The Courage To Respond

As I was sitting with my family on Monday morning watching the news whilst eating breakfast, I was delighted to see that Neale Daniher was recognised in this year’s Queen’s Birthday Honours list. Named an Officer of the Order of Australia (AO) for his “distinguished service to people with motor neurone disease”.

Neale Daniher is a wonderful example of the very best that we see in people – those who step forward to give their time and effort in the support of others in our community.

Daniher was diagnosed with motor neurone disease in 2013 and has since been instrumental in establishing the AFL’s annual Big Freeze fixture. He has worked tirelessly to bring MND to the attention of all in our community. Only last week whilst doing yard duty I noticed several of our young men wearing their white and blue MND beanies.

I heard Neale say when being interviewed “While I am incredibly honoured to have this award, we don’t need any more awards, we just need to find a cure,” again not thinking about himself but all those with this deadly disease.

When Marcellin Champagnat set up schools in the poor rural communities in France, he did so with the intent of educating the underprivileged, those young people that could not access an education. Whilst out ministering, Marcellin came across a young boy who was dying. This young person had not had an opportunity to attend school and knew very little about God. Marcellin heard the confession of Montagne and gave him his last rights. The Montagne experience is what is said to have inspired Marcellin on his mission to start the Little Brothers of Mary, now known as the Marist Brothers.

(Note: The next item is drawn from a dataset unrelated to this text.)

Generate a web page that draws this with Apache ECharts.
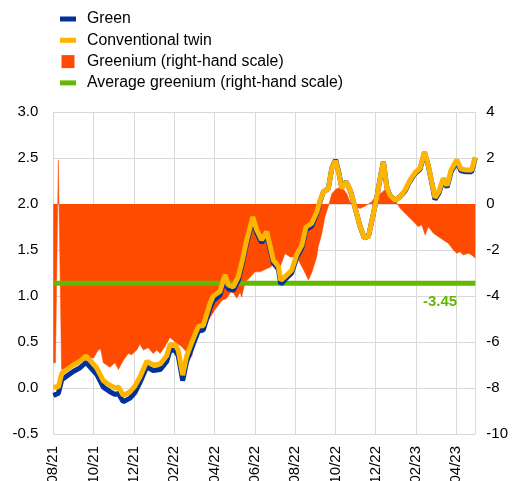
<!DOCTYPE html>
<html><head><meta charset="utf-8">
<script src="https://cdn.jsdelivr.net/npm/echarts@6/dist/echarts.min.js"></script>
<style>html,body{margin:0;padding:0;background:#fff}#c{width:512px;height:481px}</style>
</head><body><div id="c"></div>
<script>
// x positions in months since August 2021
var lineX = [0.00,0.25,0.42,0.99,1.33,1.62,1.82,2.15,2.48,2.81,3.07,3.23,3.47,3.81,4.05,4.30,4.64,4.96,5.30,5.63,5.79,6.04,6.20,6.42,6.62,6.95,7.20,7.44,7.78,7.94,8.27,8.52,8.68,8.93,9.18,9.35,9.60,9.90,10.09,10.34,10.59,10.75,10.92,11.17,11.29,11.50,11.83,12.08,12.33,12.54,12.82,13.07,13.24,13.40,13.65,13.82,14.01,14.18,14.31,14.53,14.75,14.97,15.22,15.43,15.64,15.82,16.05,16.26,16.38,16.55,16.71,16.96,17.21,17.45,17.70,17.95,18.20,18.42,18.60,18.78,18.94,19.14,19.35,19.54,19.74,20.02,20.23,20.48,20.76,20.94];
var conventionalTwin = [0.01,0.01,0.16,0.25,0.29,0.35,0.30,0.22,0.08,0.03,0.00,0.01,-0.08,-0.04,0.02,0.12,0.29,0.25,0.26,0.35,0.47,0.47,0.41,0.14,0.35,0.54,0.67,0.68,0.92,1.00,1.05,1.23,1.12,1.10,1.21,1.36,1.61,1.86,1.72,1.61,1.70,1.55,1.39,1.32,1.17,1.21,1.28,1.45,1.55,1.75,1.79,1.91,2.04,2.13,2.17,2.39,2.47,2.32,2.17,2.24,2.14,1.96,1.76,1.63,1.65,1.83,2.07,2.33,2.46,2.18,2.09,2.04,2.08,2.15,2.26,2.34,2.39,2.57,2.43,2.24,2.07,2.14,2.28,2.20,2.37,2.48,2.38,2.37,2.37,2.51];
var greenBond = [-0.08,-0.06,0.09,0.18,0.22,0.28,0.23,0.15,0.01,-0.04,-0.07,-0.06,-0.15,-0.11,-0.05,0.06,0.23,0.19,0.20,0.29,0.41,0.41,0.35,0.08,0.29,0.48,0.62,0.63,0.87,0.95,1.01,1.19,1.08,1.06,1.17,1.33,1.58,1.83,1.69,1.58,1.67,1.52,1.36,1.29,1.13,1.18,1.25,1.42,1.52,1.72,1.76,1.89,2.03,2.13,2.17,2.39,2.48,2.33,2.18,2.24,2.14,1.96,1.76,1.63,1.65,1.83,2.07,2.33,2.46,2.18,2.09,2.04,2.08,2.14,2.25,2.33,2.38,2.56,2.42,2.23,2.05,2.12,2.26,2.18,2.35,2.46,2.36,2.35,2.35,2.50];

var greeniumX = [0.00,0.11,0.25,0.41,0.83,1.16,1.49,1.66,1.99,2.23,2.35,2.48,2.81,3.06,3.23,3.47,3.72,3.89,4.14,4.30,4.47,4.71,4.96,5.13,5.30,5.54,5.79,6.12,6.37,6.62,6.87,7.12,7.44,7.69,8.02,8.36,8.61,8.85,9.10,9.27,9.35,9.51,9.76,10.01,10.26,10.51,10.75,11.00,11.25,11.50,11.75,12.08,12.41,12.66,12.82,13.07,13.15,13.32,13.48,13.65,13.82,14.03,14.31,14.56,14.72,14.97,15.22,15.46,15.80,15.97,16.30,16.55,16.71,16.87,17.04,17.21,17.45,17.70,17.95,18.11,18.28,18.45,18.61,18.86,19.11,19.35,19.60,19.85,20.02,20.18,20.35,20.60,20.76,20.94];
var greenium = [-6.9,-6.9,1.9,-7.2,-7.1,-6.9,-6.85,-6.7,-6.7,-6.35,-6.3,-6.9,-7.1,-6.9,-7.2,-6.8,-6.5,-6.55,-6.35,-6.1,-6.35,-6.25,-6.5,-6.35,-6.5,-6.2,-5.8,-6.05,-6.2,-6.45,-6.65,-5.5,-5.5,-5.05,-4.6,-4.2,-4.1,-3.75,-4.1,-3.85,-4.05,-3.4,-3.2,-2.95,-2.95,-2.85,-2.75,-2.6,-2.75,-2.15,-2.3,-2.3,-2.85,-3.3,-3.0,-2.3,-1.85,-1.3,-0.55,-0.1,0.45,0.65,0.75,0.45,0.1,-0.1,-0.2,-0.1,0.1,0.3,0.5,0.7,0.5,0.3,0.05,-0.19,-0.4,-0.62,-0.84,-0.99,-0.9,-1.35,-0.99,-1.27,-1.42,-1.57,-1.71,-2.0,-2.14,-2.08,-2.22,-2.14,-2.22,-2.36];

var averageGreenium = -3.45;
var xStart = 0, xEnd = 20.94;
var leftTicks = {min: -0.5, max: 3.0, step: 0.5};
var rightTicks = {min: -10, max: 4, step: 2};
var seriesNames = ['Green', 'Conventional twin', 'Greenium (right-hand scale)', 'Average greenium (right-hand scale)'];

function pairs(xs, ys) { return xs.map(function (x, i) { return [x, ys[i]]; }); }
function monthLabel(v) {
  if (Math.abs(v - Math.round(v)) > 1e-6 || Math.round(v) % 2 !== 0) return '';
  var m = 8 + Math.round(v);
  var y = 21 + Math.floor((m - 1) / 12);
  var mm = ((m - 1) % 12) + 1;
  return (mm < 10 ? '0' : '') + mm + '/' + y;
}

var BLUE = '#003299', YELLOW = '#ffb400', RED = '#ff4b00', GREEN = '#65b800';
var FONT = 'Liberation Sans';
var chart = echarts.init(document.getElementById('c'), null, {renderer: 'canvas'});
chart.setOption({
  animation: false,
  textStyle: {fontFamily: FONT},
  legend: {
    orient: 'vertical', left: 60, top: 11, padding: 0, itemWidth: 16, itemHeight: 13, itemGap: 5.3,
    textStyle: {fontFamily: FONT, fontSize: 15.8, color: '#000', padding: [0, 0, 0, 6]},
    data: [
      {name: seriesNames[0], icon: 'path://M0,0H16V5H0Z', itemStyle: {color: BLUE}},
      {name: seriesNames[1], icon: 'path://M0,0H16V5H0Z', itemStyle: {color: YELLOW}},
      {name: seriesNames[2], icon: 'path://M0,0H13V13H0Z', itemStyle: {color: RED}},
      {name: seriesNames[3], icon: 'path://M0,0H16V5H0Z', itemStyle: {color: GREEN}}
    ]
  },
  grid: {left: 53.3, right: 36.7, top: 112, bottom: 47, containLabel: false, outerBoundsMode: 'none'},
  xAxis: {
    type: 'value', min: xStart, max: xEnd, interval: 2,
    axisLine: {show: true, lineStyle: {color: '#d9d9d9', width: 1}},
    axisTick: {show: false},
    splitLine: {show: true, lineStyle: {color: '#d9d9d9', width: 1}},
    axisLabel: {rotate: 90, margin: 12, fontSize: 15, color: '#000', fontFamily: FONT, formatter: monthLabel, showMaxLabel: false}
  },
  yAxis: [
    {
      type: 'value', min: leftTicks.min, max: leftTicks.max, interval: leftTicks.step,
      axisLine: {show: true, lineStyle: {color: '#d9d9d9'}}, axisTick: {show: false},
      splitLine: {show: true, lineStyle: {color: '#d9d9d9', width: 1}},
      axisLabel: {margin: 15, fontSize: 15, color: '#000', fontFamily: FONT, formatter: function (v) { return v.toFixed(1); }}
    },
    {
      type: 'value', min: rightTicks.min, max: rightTicks.max, interval: rightTicks.step, position: 'right',
      axisLine: {show: true, lineStyle: {color: '#d9d9d9'}}, axisTick: {show: false},
      splitLine: {show: false},
      axisLabel: {margin: 11, fontSize: 15, color: '#000', fontFamily: FONT}
    }
  ],
  series: [
    {
      name: seriesNames[2], type: 'line', yAxisIndex: 1, data: pairs(greeniumX, greenium),
      showSymbol: false, symbol: 'none', lineStyle: {width: 0.5, color: RED}, itemStyle: {color: RED},
      areaStyle: {color: RED, opacity: 1, origin: 0}
    },
    {
      name: seriesNames[3], type: 'line', yAxisIndex: 1,
      data: [[xStart, averageGreenium], [xEnd, averageGreenium]],
      showSymbol: false, symbol: 'none', lineStyle: {width: 5, color: GREEN}, itemStyle: {color: GREEN},
      markPoint: {
        symbol: 'circle', symbolSize: 1, itemStyle: {color: 'rgba(0,0,0,0)'},
        label: {show: true, position: 'bottom', distance: 11, color: GREEN, fontWeight: 'bold', fontSize: 15, fontFamily: FONT, formatter: averageGreenium.toFixed(2)},
        data: [{coord: [19.19, averageGreenium]}]
      }
    },
    {
      name: seriesNames[0], type: 'line', data: pairs(lineX, greenBond),
      showSymbol: false, symbol: 'none', lineStyle: {width: 5, color: BLUE}, itemStyle: {color: BLUE}
    },
    {
      name: seriesNames[1], type: 'line', data: pairs(lineX, conventionalTwin),
      showSymbol: false, symbol: 'none', lineStyle: {width: 5, color: YELLOW}, itemStyle: {color: YELLOW}
    }
  ]
});
</script></body></html>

Reflecting on the courage and selflessness of Neale Daniher and St Marcellin, it made me think about how we at Marcellin College cultivate and promote this philosophy in our young men. I think we do this through our Religion classes, through our House Social Justice initiatives, through our Game Changers program, through our Year 12 Ministry options. Our challenge is to instil in our young men the courage to respond. When you see injustice, when you see a cause worth getting involved in, when you have an opportunity to stand up for people in need, how will you respond?

Neale Daniher and St Marcellin both saw a need, both have made a significant impact in the lives of many and both worked tirelessly in support of their communities. The challenge for us now is. how will we respond when we see a need?